This paper presents a field case study describing how 3-D geological data are used in reservoir simulation to improve performance forecast and help optimize the development of the Serang Field, East Kalimantan, Indonesia.
The Serang field consists of complex stacked fluvial and deltaic channel sands under a large gas cap and over a strong aquifer. Development of the field is a challenge with the reservoir heterogeneity nature of the sands and the dynamic movement of fluid flow. Reservoir management is even more difficult as the originally thick oil columns have now become thinner with long-term production as adding infill wells or planning workovers require more accuracy for target locations. The study demonstrates the workflow involved in integrating the 3D geological data for constructing a reservoir model for field management. The model constructed helps explain the reservoir fluid flow behavior, identify by-passed oil under reservoir heterogeneity, plan for infill locations and workovers and long-term development strategy of the field. It shows the key benefits include a faster work process of building a reliable model that accounts for crucial heterogeneity, flexibility in varying reservoir properties with new data, and quicker history matching of the production data. These allow for quick turn-around to evaluate multiple development plans while improving production forecast.
The paper also discusses the practical and operational use of the model results in planning, implementing and operating wells for optimizing oil and gas recoveries.
The case study presented in this paper is from the Serang Field located approximately 16 km offshore East Kalimantan in 325-ft water (Figure 1). The field, composed of complex, stacked channel sandstones deposited in the ancient Mahakam Delta of the Kutei Basin, contains a large gas cap, thick oil column and strong surrounding aquifer. As a result of production from continuous drillings and workovers since late 1993, fluid distribution in the reservoirs has changed significantly from the initial stage and has become extremely dynamic even during a short-term production period. Specific issues and challenges important for managing and optimizing the field development are (i) locating current fluid contacts for optimal placement and timing of new wells, (ii) selecting proper completion techniques, (iii) identifying potential workover candidates, (iv) anticipating fluid movement and (v) predicting the remaining reserves. Reservoir models have been used as a monitoring and planning tool in the field life1–2 from the beginning to address these issues. As the field grows mature, their use becomes more critical as the remaining oil column becomes thinner and gas/water coning turns severe2.

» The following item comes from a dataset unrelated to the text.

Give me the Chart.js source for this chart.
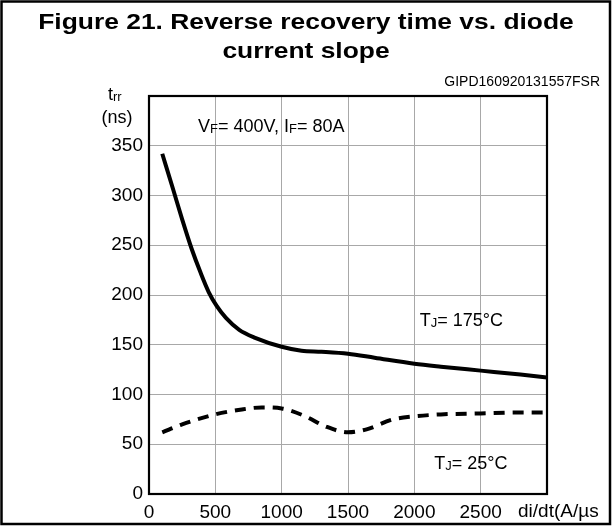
<!doctype html>
<html lang="en">
  <head>
    <meta charset="UTF-8" />
    <title>Reverse recovery time vs. diode current slope</title>
    <script src="https://cdn.jsdelivr.net/npm/chart.js"></script>
    <style>
      body {
        margin: 0;
        background: #fff;
      }
      canvas {
        display: block;
      }
    </style>
  </head>
  <body>
    <canvas id="trrChart" width="612" height="529"></canvas>

    <script>
      // di/dt (A/us) and trr (ns)
      const slope175 = [100, 180, 250, 320, 390, 450, 510, 580, 680, 800, 1000, 1150, 1300, 1500, 1700, 2000, 2200, 2500, 2800, 3000];
      const trr175 = [342, 307, 276, 247, 222, 203, 189, 177, 165, 157, 148, 144, 143, 141, 137, 131, 128, 124, 120, 117];

      const slope25 = [100, 250, 500, 700, 850, 1000, 1180, 1330, 1500, 1640, 1840, 2000, 2200, 2500, 2800, 3000];
      const trr25 = [62, 70, 80, 85, 87, 86, 78, 68, 62, 65, 75, 78, 80, 81, 82, 82];

      const xMax = 3000;
      const yMax = 400;

      const FONT = '"Liberation Sans", Arial, sans-serif';

      const toPoints = (xs, ys) => xs.map((x, i) => ({ x: x, y: ys[i] }));

      // draws a run of text pieces, some smaller (subscripts)
      function drawRuns(ctx, runs, x, y) {
        runs.forEach(r => {
          ctx.font = r.size + 'px ' + FONT;
          ctx.fillText(r.text, x, y + (r.dy || 0));
          x += ctx.measureText(r.text).width;
        });
      }

      const decor = {
        id: 'decor',
        afterDraw(chart) {
          const ctx = chart.ctx;
          const area = chart.chartArea;
          const xs = chart.scales.x;
          const ys = chart.scales.y;
          ctx.save();

          // outer frame
          ctx.strokeStyle = '#000';
          ctx.lineWidth = 2.5;
          ctx.strokeRect(1.5, 1.5, 608.5, 522.5);

          // plot frame
          ctx.lineWidth = 2.2;
          ctx.strokeRect(area.left, area.top, area.right - area.left, area.bottom - area.top);

          ctx.fillStyle = '#000';
          ctx.textBaseline = 'alphabetic';

          // title, a bit wide like the original
          ctx.save();
          ctx.font = 'bold 22px ' + FONT;
          ctx.textAlign = 'center';
          ctx.translate(306, 0);
          ctx.scale(1.2, 1);
          ctx.fillText('Figure 21. Reverse recovery time vs. diode', 0, 29);
          ctx.fillText('current slope', 0, 58);
          ctx.restore();

          ctx.textAlign = 'right';
          ctx.font = '14px ' + FONT;
          ctx.fillText('GIPD160920131557FSR', 600, 86);

          // y axis title
          ctx.textAlign = 'left';
          drawRuns(ctx, [{ text: 't', size: 18 }, { text: 'rr', size: 13, dy: 1 }], 108, 100);
          ctx.textAlign = 'center';
          ctx.font = '18px ' + FONT;
          ctx.fillText('(ns)', 117, 123);

          // x axis title
          ctx.textAlign = 'left';
          ctx.font = '19px ' + FONT;
          ctx.fillText('di/dt(A/\u00b5s', 518, 517);

          // annotations
          drawRuns(ctx, [
            { text: 'V', size: 18 }, { text: 'F', size: 13, dy: 1 },
            { text: '= 400V, I', size: 18 }, { text: 'F', size: 13, dy: 1 },
            { text: '= 80A', size: 18 }
          ], xs.getPixelForValue(370), ys.getPixelForValue(370) + 6.5);

          drawRuns(ctx, [
            { text: 'T', size: 18 }, { text: 'J', size: 13, dy: 1 },
            { text: '= 175\u00b0C', size: 18 }
          ], xs.getPixelForValue(2040), ys.getPixelForValue(175) + 6.5);

          drawRuns(ctx, [
            { text: 'T', size: 18 }, { text: 'J', size: 13, dy: 1 },
            { text: '= 25\u00b0C', size: 18 }
          ], xs.getPixelForValue(2150), ys.getPixelForValue(32) + 6.5);

          ctx.restore();
        }
      };

      new Chart(document.getElementById('trrChart').getContext('2d'), {
        type: 'scatter',
        data: {
          datasets: [
            {
              label: 'TJ = 175°C',
              data: toPoints(slope175, trr175),
              showLine: true,
              borderColor: '#000',
              borderWidth: 4,
              pointRadius: 0,
              cubicInterpolationMode: 'monotone',
            },
            {
              label: 'TJ = 25°C',
              data: toPoints(slope25, trr25),
              showLine: true,
              borderColor: '#000',
              borderWidth: 4,
              borderDash: [11, 8],
              pointRadius: 0,
              cubicInterpolationMode: 'monotone',
            },
          ],
        },
        options: {
          responsive: false,
          animation: false,
          layout: { padding: { top: 96, right: 65, left: 0, bottom: 0 } },
          plugins: {
            legend: { display: false },
            tooltip: { enabled: false },
          },
          scales: {
            x: {
              type: 'linear',
              min: 0,
              max: xMax,
              afterFit: s => { s.height = 35; },
              grid: { color: '#a8a8a8', lineWidth: 1, drawTicks: false },
              border: { display: false },
              ticks: {
                stepSize: 500,
                autoSkip: false,
                maxRotation: 0,
                padding: 7,
                color: '#000',
                font: { family: FONT, size: 19 },
                callback: v => (v === xMax ? '' : v),
              },
            },
            y: {
              min: 0,
              max: yMax,
              afterFit: s => { s.width = 149; },
              grid: { color: '#a8a8a8', lineWidth: 1, drawTicks: false },
              border: { display: false },
              ticks: {
                stepSize: 50,
                padding: 6,
                color: '#000',
                font: { family: FONT, size: 19 },
                callback: v => (v === yMax ? '' : v),
              },
            },
          },
        },
        plugins: [decor],
      });
    </script>
  </body>
</html>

The conventional reservoir models2 are constructed based on 2-D maps (Geographix or Z-Map) and then exported as Ascii data into a commercial simulator (DT-VIP3). Relevant maps include top/bottom of structure, gross/net sands, and occasionally manually-contoured geological properties. Afterwards, the fluid-flow simulation grids are inserted on these maps using gridding modules available in the simulator. Through this process, some editing and converting effort is required using special script files since exported 2-D data are not always directly readable by the simulator. From the reservoir constructing standpoint, this workflow is simple but inflexible, and at times requires simplifying the reservoir heterogeneity as it is time consuming to hand-contour reservoir properties.